Lota was part of the intellectual, artistic, and economic elite in Brazil of the mid-20th century, a gregarious and confident woman, and she offered the introverted, insecure, and alcoholic poet a safeconduct into another kind of life. Lota also built a stunning studio for Bishop, next to her own experimental modernist house on the edge of the jungle, and ‘Dona Elisabetchy’ wrote some of her best work there. Lota’s all-consuming creative energy and Bishop’s regular shipwreck-in-a-bottle setbacks, meant that the couple was constantly under pressure. But the destructive relationship that finally shook up the two women, was Lota’s doomed affair with Flamingo Park, a pharaonic project to create the best park in history, in Rio de Janeiro.

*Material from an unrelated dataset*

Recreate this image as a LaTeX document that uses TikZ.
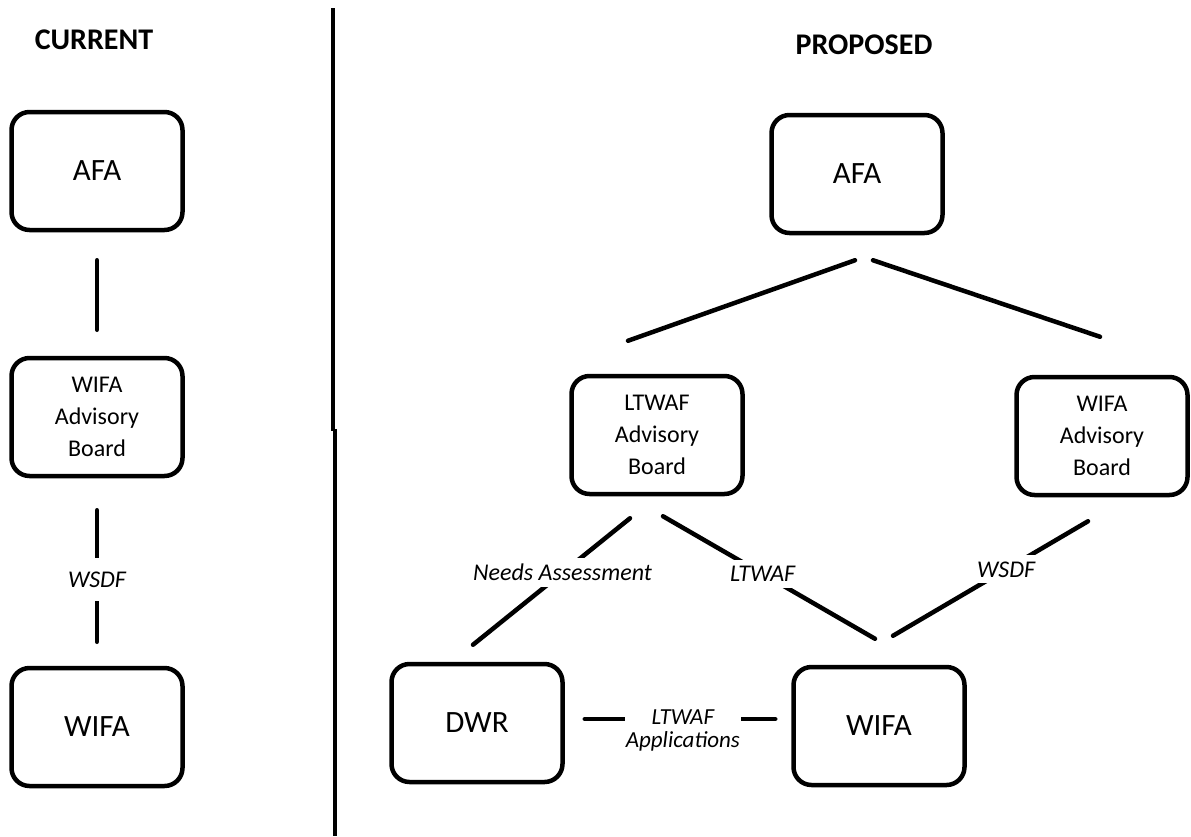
\documentclass[tikz,border=0pt]{standalone}
\usepackage{fontspec}
\setmainfont{Carlito}
\usetikzlibrary{calc, positioning}

\begin{document}
\begin{tikzpicture}[
    x=1pt, y=-1pt,
    box/.style={draw, line width=4.5pt, rounded corners=18pt, minimum width=171pt, minimum height=118pt, inner sep=0pt, align=center, font=\fontsize{24}{32}\selectfont},
    big/.style={font=\fontsize{31}{36}\selectfont},
    head/.style={font=\fontsize{30}{36}\selectfont\bfseries},
    link/.style={line width=4.5pt, line cap=round},
    lbl/.style={fill=white, inner sep=6pt, font=\fontsize{24}{24}\selectfont\itshape}
]
\useasboundingbox (0,0) rectangle (1191,836);

% Divider
\draw[line width=4pt] (333,8) -- (333,431) (334.5,429) -- (334.5,836);

% Nodes
\node[head] (curhead) at (94,40) {CURRENT};
\node[box, big] (cafa) at (97,171) {AFA};
\node[box] (cwab) at (97,417) {WIFA\\Advisory\\Board};
\node[box, big] (cwifa) at (97,727) {WIFA};

\node[head] (prophead) at (864,45) {PROPOSED};
\node[box, big] (pafa) at (857,174) {AFA};
\node[box] (pltwaf) at (657,435) {LTWAF\\Advisory\\Board};
\node[box] (pwab) at (1102,436) {WIFA\\Advisory\\Board};
\node[box, big] (pdwr) at (477,723) {DWR};
\node[box, big] (pwifa) at (879,726) {WIFA};

% Links
\draw[link, shorten <=28pt, shorten >=26pt] (cafa) -- (cwab);
\draw[link, shorten <=32pt, shorten >=24pt] (cwab) -- node[lbl, pos=0.54, inner ysep=14pt] {WSDF} (cwifa);

\draw[link] ($(pafa.south)+(-2,25)$) -- ($(pltwaf.north)+(-29,-33)$);
\draw[link] ($(pafa.south)+(16,25)$) -- ($(pwab.north)+(-2,-38)$);
\draw[link] ($(pltwaf.south)+(-27,22)$) -- node[lbl, pos=0.43] {Needs Assessment} ($(pdwr.north)+(-4,-17)$);
\draw[link] ($(pltwaf.south)+(6,20)$) -- node[lbl, pos=0.47] {LTWAF} ($(pwifa.north)+(-4,-26)$);
\draw[link] ($(pwab.south)+(-14,24)$) -- node[lbl, pos=0.42] {WSDF} ($(pwifa.north)+(14,-29)$);
\draw[link] ($(pdwr.east)+(20,-4)$) -- node[lbl, pos=0.515, inner xsep=1pt, yshift=-11pt, align=center, font=\fontsize{23}{23}\selectfont\itshape] {LTWAF\\Applications} ($(pwifa.west)+(-16,-7)$);

\end{tikzpicture}
\end{document}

Lota conceived and directed the plans to turn a rubble dump into a park with a ‘City of Children’, a ring for model airplanes, a dance-floor, a puppet theatre, art and education pavilions, sports fields, and a beach. She fought bureaucrats and politicians like a lioness to upheld her utopian vision, as the book minutely records (without ever getting dull). Instead of this background, the film presents Bishop as Lota’s doomed once-in-a-lifetime project, and spices the story up with a few ‘hot’ scenes (absent from the book), cliched shots, and a bland sell-able title. And yet, the plot works, the actors shine, the cinematography breathes, and enough goodness remains to leave you in awe of these two women and their achievements.